## Materials provided:
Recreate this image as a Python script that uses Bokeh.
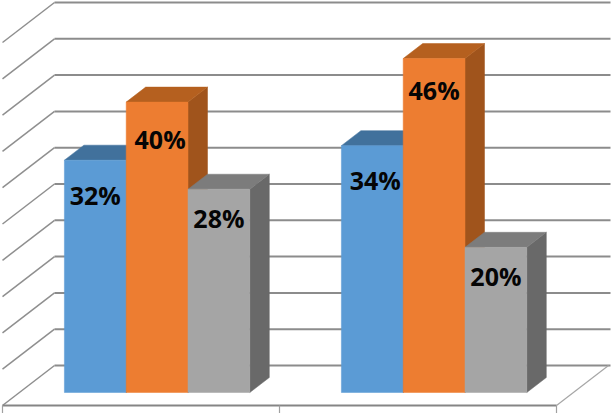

--

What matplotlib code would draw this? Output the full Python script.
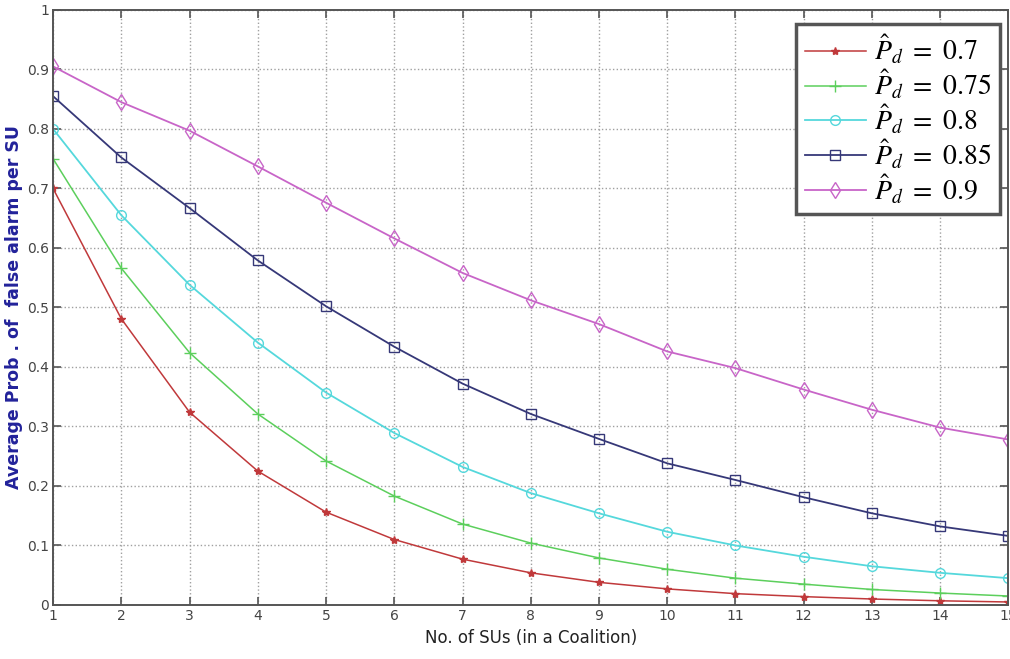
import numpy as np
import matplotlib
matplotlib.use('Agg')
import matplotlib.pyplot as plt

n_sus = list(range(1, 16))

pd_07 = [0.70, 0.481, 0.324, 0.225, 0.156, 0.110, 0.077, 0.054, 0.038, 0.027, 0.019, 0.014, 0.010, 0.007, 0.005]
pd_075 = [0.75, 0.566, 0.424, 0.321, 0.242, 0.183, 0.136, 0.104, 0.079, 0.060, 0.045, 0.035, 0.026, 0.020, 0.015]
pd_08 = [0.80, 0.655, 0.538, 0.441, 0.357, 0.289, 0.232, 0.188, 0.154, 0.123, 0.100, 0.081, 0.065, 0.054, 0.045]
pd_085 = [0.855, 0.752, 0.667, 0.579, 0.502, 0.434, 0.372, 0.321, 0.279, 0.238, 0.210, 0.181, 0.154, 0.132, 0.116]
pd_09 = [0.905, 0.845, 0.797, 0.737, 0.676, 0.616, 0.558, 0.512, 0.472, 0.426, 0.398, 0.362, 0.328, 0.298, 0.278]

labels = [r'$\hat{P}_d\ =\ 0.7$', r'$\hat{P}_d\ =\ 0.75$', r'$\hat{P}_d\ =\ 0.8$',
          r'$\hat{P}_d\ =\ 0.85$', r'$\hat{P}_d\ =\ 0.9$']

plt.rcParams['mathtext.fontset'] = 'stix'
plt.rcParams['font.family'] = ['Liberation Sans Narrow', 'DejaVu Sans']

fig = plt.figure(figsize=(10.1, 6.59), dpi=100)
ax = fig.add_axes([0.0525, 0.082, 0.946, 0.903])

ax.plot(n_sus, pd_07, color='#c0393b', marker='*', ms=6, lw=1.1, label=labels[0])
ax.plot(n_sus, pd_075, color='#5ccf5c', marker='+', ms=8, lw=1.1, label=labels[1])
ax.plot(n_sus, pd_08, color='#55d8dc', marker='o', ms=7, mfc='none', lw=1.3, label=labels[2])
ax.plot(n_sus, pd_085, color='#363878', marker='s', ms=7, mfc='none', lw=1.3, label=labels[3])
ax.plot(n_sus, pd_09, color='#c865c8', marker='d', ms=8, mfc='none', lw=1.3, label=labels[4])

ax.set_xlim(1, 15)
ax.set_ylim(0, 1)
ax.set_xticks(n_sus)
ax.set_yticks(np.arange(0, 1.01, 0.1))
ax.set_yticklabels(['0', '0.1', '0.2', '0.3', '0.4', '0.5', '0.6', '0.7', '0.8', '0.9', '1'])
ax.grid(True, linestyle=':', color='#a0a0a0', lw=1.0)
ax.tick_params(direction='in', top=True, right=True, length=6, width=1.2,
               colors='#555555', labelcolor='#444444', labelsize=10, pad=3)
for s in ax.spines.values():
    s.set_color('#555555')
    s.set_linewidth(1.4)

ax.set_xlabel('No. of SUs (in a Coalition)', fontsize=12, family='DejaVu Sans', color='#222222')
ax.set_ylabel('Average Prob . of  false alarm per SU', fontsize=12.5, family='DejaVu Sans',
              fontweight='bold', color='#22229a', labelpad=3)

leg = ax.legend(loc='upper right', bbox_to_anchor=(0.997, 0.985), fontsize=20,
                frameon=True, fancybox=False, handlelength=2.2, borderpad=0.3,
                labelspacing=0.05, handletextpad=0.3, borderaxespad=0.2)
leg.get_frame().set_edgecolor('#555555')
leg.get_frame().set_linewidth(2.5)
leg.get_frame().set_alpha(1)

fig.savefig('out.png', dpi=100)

## Written request:
Collect from the data above every line that includes "Python".

## Problem solution:
Recreate this image as a Python script that uses Bokeh.
What matplotlib code would draw this? Output the full Python script.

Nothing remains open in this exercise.